Code that draws figures:
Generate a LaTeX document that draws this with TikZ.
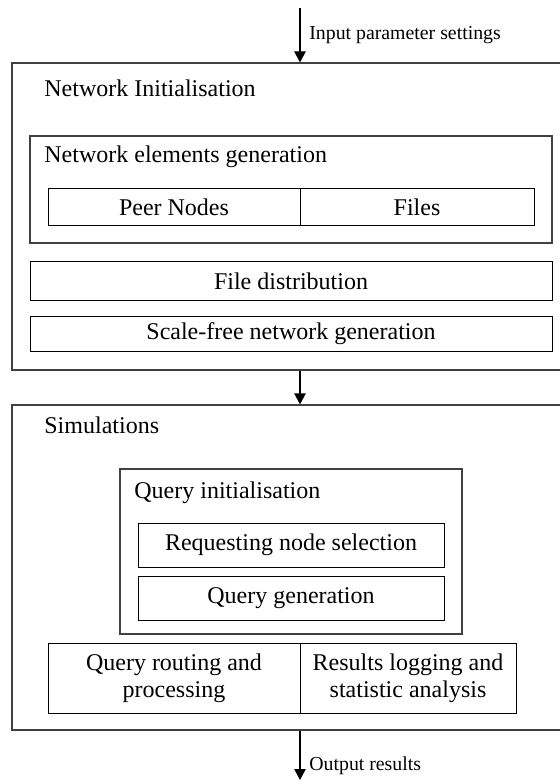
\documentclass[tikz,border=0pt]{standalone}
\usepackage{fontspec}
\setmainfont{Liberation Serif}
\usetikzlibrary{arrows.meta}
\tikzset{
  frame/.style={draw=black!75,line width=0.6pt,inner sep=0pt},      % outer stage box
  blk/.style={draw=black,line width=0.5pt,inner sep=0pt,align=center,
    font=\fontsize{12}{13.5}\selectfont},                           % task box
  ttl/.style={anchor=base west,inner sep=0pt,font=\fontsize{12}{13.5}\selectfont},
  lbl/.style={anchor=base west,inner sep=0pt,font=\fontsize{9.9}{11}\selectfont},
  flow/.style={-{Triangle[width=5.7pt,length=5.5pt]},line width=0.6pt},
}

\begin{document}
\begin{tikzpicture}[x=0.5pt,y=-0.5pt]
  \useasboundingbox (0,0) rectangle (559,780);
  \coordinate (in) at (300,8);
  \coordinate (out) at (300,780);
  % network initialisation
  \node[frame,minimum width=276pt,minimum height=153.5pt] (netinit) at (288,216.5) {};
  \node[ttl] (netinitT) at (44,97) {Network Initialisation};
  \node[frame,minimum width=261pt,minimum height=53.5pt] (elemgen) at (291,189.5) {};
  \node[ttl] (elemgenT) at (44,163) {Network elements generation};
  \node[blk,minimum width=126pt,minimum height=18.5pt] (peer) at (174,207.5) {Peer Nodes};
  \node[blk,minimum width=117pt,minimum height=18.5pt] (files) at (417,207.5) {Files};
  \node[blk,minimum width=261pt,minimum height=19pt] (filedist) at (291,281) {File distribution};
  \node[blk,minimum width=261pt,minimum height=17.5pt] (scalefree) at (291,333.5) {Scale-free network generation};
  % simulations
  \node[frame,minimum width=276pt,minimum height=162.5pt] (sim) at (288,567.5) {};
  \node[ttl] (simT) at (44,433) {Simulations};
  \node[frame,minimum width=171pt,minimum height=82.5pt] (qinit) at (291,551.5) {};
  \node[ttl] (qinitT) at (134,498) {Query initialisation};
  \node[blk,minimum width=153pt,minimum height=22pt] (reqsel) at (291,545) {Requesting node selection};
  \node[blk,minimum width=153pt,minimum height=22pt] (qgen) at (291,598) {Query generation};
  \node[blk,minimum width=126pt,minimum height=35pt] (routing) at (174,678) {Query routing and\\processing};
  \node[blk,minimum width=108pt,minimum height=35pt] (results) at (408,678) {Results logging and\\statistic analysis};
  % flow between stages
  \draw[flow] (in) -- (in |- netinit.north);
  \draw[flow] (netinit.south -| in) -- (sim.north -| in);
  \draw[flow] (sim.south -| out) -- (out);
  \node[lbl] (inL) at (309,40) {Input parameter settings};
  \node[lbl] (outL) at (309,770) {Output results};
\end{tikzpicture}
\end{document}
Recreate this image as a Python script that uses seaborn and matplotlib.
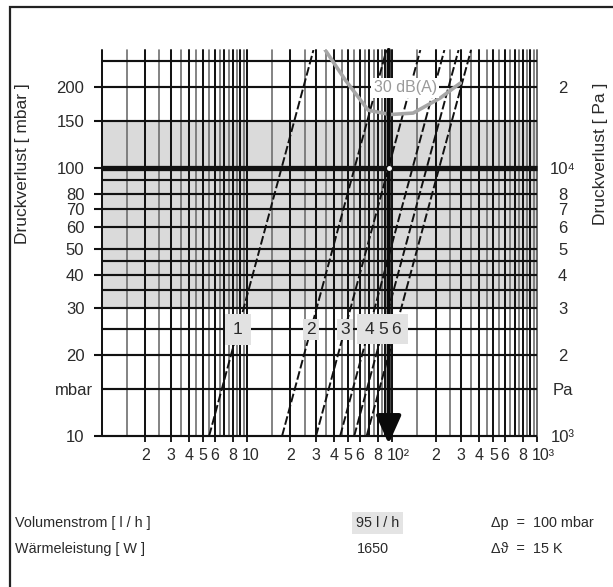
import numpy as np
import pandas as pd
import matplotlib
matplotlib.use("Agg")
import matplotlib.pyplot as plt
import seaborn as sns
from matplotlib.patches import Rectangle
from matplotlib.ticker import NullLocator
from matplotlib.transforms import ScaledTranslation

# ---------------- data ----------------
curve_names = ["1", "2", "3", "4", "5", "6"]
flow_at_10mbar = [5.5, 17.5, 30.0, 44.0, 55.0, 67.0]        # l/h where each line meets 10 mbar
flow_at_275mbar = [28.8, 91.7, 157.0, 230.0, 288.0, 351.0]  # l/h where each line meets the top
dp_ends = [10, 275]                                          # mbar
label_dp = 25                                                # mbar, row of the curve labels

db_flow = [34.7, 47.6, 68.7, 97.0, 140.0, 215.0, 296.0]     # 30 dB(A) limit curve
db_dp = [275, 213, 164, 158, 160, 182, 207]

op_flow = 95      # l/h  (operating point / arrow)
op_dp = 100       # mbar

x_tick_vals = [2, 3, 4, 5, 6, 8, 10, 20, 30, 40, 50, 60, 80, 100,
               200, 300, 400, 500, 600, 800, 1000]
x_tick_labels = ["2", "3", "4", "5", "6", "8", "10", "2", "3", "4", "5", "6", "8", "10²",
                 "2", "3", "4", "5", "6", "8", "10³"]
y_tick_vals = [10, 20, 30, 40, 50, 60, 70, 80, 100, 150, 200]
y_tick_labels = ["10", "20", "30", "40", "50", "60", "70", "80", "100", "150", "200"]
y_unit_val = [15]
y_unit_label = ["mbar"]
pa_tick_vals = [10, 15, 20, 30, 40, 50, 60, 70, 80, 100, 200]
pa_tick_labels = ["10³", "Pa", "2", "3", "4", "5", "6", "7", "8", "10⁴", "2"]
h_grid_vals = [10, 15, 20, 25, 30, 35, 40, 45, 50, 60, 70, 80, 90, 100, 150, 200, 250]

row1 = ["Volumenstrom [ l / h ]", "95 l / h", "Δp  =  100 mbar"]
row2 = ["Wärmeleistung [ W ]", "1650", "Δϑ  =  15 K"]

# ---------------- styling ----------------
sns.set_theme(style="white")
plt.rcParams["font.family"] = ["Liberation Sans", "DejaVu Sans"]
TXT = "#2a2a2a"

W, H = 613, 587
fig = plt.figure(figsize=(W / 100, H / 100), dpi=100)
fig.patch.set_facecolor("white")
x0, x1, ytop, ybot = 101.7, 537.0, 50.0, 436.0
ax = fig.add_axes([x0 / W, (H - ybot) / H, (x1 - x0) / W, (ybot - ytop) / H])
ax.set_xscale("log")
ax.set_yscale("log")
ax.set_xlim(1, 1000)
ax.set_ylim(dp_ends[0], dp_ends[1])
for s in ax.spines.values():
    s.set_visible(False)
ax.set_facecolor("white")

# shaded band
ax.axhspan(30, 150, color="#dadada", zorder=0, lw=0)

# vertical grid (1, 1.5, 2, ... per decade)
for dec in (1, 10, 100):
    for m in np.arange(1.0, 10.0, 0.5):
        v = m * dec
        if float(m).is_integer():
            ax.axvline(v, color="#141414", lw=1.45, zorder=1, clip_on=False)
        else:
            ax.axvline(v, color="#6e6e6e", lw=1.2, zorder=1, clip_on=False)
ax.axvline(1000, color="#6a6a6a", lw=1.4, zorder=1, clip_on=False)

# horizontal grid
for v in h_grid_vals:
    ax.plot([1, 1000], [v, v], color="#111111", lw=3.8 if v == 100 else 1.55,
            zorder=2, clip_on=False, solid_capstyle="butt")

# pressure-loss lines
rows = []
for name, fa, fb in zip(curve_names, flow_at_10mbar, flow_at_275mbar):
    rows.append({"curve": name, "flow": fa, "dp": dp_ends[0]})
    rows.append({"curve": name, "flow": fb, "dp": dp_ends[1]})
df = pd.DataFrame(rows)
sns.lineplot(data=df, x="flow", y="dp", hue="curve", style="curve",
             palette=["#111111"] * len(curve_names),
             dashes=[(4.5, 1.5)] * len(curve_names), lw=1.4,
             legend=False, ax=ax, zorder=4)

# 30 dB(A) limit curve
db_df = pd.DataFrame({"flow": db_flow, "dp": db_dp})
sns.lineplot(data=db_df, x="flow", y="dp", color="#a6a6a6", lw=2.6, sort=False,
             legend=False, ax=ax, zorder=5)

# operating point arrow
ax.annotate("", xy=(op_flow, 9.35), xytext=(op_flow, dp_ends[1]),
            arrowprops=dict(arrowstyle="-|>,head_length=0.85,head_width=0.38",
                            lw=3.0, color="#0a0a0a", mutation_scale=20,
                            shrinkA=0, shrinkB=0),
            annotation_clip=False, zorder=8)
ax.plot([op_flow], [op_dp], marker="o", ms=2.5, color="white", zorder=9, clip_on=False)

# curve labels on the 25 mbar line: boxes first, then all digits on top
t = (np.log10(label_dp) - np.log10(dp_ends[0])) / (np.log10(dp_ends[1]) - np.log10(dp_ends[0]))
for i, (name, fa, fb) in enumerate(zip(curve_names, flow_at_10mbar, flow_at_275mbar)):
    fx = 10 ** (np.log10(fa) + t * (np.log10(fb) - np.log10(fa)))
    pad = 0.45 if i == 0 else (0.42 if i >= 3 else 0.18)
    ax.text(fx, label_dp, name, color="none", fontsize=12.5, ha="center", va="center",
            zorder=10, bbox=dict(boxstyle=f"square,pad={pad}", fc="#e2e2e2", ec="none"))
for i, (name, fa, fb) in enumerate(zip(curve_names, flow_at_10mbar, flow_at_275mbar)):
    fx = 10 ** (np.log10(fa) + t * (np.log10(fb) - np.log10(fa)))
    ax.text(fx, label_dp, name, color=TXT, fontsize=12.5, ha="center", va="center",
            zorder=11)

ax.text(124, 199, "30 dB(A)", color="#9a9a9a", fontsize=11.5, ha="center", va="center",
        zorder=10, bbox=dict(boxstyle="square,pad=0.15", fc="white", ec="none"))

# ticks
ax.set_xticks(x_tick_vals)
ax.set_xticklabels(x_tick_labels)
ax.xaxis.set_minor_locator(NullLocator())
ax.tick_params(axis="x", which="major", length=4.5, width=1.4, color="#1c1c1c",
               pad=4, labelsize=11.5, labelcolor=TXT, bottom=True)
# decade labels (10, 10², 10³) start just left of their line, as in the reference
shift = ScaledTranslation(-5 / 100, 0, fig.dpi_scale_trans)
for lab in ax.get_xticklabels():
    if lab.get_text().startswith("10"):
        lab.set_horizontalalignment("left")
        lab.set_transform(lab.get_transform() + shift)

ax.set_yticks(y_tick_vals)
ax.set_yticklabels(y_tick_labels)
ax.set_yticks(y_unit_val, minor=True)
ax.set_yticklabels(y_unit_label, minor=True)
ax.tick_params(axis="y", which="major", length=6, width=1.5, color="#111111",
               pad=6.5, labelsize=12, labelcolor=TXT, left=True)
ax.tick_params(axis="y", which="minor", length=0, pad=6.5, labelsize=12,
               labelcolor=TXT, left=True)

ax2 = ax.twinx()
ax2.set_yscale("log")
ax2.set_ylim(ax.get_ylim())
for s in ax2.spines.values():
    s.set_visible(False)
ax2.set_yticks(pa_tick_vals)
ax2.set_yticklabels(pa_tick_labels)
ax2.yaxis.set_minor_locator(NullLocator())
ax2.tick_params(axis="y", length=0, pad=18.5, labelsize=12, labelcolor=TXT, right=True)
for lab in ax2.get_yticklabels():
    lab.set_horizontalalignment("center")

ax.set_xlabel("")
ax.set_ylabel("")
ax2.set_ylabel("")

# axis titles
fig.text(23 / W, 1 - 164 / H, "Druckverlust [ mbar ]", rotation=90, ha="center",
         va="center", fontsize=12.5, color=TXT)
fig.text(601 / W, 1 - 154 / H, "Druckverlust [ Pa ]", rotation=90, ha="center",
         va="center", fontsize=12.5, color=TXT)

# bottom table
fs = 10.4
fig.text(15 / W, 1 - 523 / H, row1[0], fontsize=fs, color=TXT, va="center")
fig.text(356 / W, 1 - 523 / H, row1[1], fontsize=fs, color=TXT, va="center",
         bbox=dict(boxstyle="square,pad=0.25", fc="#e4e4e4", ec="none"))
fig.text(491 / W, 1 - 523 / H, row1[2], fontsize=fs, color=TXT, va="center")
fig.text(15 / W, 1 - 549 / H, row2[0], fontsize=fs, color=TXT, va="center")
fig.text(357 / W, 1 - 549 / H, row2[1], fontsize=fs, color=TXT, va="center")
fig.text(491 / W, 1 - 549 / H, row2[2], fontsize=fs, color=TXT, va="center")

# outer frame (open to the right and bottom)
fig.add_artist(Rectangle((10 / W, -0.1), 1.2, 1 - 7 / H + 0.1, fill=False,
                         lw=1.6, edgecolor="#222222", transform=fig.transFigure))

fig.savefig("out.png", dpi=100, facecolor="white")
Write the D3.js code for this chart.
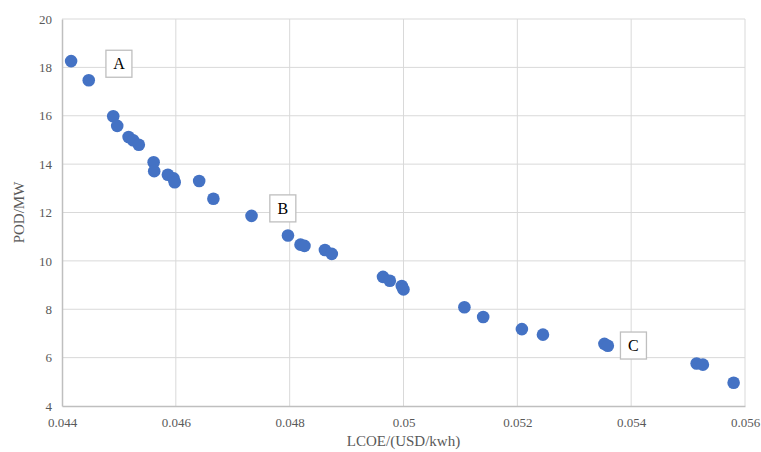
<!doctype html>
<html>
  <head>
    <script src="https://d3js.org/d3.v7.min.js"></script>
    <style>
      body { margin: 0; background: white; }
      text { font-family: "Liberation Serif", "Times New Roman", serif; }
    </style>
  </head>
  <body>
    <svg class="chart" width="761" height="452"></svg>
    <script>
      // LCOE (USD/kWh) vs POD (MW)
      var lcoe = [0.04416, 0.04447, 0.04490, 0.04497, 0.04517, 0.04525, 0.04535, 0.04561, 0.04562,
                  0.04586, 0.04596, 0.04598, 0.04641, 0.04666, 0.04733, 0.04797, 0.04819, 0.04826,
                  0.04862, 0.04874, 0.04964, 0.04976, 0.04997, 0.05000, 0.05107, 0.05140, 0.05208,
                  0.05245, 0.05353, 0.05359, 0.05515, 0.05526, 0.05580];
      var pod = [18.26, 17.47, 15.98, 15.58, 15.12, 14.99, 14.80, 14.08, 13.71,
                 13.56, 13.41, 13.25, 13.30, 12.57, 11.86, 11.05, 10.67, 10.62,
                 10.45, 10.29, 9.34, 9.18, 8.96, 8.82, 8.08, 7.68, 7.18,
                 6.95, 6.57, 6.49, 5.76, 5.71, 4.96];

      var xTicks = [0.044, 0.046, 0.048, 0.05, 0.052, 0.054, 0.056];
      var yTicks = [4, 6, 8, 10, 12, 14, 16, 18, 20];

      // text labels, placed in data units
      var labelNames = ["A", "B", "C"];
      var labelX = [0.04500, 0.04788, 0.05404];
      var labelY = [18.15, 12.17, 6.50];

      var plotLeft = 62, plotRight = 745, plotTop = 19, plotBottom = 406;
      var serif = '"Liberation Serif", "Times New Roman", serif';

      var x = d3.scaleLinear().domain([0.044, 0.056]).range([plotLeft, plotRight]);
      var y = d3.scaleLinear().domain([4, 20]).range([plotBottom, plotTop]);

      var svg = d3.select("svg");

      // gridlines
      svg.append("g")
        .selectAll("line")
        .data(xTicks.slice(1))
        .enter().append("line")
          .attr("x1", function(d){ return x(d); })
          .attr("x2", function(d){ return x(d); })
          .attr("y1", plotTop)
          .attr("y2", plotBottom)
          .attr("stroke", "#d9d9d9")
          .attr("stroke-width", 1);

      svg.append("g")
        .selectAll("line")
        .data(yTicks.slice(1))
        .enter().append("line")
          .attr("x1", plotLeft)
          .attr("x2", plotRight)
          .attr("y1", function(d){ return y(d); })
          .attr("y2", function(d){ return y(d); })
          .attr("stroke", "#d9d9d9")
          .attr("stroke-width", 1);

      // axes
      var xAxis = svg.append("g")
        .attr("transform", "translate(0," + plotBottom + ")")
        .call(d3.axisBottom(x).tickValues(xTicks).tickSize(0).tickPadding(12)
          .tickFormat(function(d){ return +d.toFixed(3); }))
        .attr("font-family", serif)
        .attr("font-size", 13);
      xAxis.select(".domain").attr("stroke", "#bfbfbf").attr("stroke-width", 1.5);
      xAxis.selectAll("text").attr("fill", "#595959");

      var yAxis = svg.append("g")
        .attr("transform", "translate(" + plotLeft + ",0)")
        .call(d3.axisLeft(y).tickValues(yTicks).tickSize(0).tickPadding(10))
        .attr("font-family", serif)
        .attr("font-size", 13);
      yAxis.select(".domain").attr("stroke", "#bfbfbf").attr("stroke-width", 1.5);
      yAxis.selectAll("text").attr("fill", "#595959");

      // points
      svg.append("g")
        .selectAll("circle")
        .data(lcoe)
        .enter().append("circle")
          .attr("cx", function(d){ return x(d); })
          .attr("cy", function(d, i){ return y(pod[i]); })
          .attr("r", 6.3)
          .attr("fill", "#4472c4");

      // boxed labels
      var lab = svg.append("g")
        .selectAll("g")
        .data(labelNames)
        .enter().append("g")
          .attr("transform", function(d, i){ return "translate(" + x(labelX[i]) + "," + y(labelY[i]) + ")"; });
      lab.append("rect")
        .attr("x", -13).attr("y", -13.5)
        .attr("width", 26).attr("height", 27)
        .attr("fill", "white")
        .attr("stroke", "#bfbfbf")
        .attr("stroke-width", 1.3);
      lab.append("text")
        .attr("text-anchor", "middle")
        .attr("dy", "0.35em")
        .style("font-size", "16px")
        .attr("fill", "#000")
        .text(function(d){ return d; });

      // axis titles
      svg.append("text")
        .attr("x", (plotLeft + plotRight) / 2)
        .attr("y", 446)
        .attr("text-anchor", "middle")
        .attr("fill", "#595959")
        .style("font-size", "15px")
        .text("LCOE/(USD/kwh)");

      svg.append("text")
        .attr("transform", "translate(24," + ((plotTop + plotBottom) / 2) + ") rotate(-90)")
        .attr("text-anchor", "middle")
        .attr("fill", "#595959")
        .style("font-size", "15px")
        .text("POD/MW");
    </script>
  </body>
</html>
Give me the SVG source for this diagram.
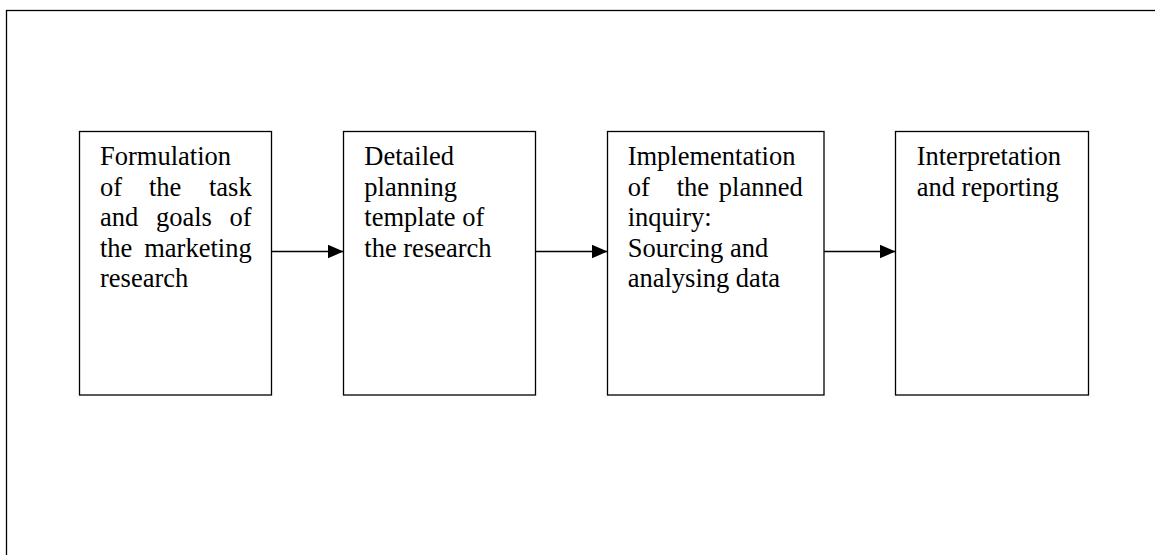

Work required
The lines to reproduce run from the one above containing "Recreate this image" through the one containing "op_dp = 100". Copy them exactly and leave out all pictures.

Response below
Recreate this image as a Python script that uses seaborn and matplotlib.
import numpy as np
import pandas as pd
import matplotlib
matplotlib.use("Agg")
import matplotlib.pyplot as plt
import seaborn as sns
from matplotlib.patches import Rectangle
from matplotlib.ticker import NullLocator
from matplotlib.transforms import ScaledTranslation

# ---------------- data ----------------
curve_names = ["1", "2", "3", "4", "5", "6"]
flow_at_10mbar = [5.5, 17.5, 30.0, 44.0, 55.0, 67.0]        # l/h where each line meets 10 mbar
flow_at_275mbar = [28.8, 91.7, 157.0, 230.0, 288.0, 351.0]  # l/h where each line meets the top
dp_ends = [10, 275]                                          # mbar
label_dp = 25                                                # mbar, row of the curve labels

db_flow = [34.7, 47.6, 68.7, 97.0, 140.0, 215.0, 296.0]     # 30 dB(A) limit curve
db_dp = [275, 213, 164, 158, 160, 182, 207]

op_flow = 95      # l/h  (operating point / arrow)
op_dp = 100       # mbar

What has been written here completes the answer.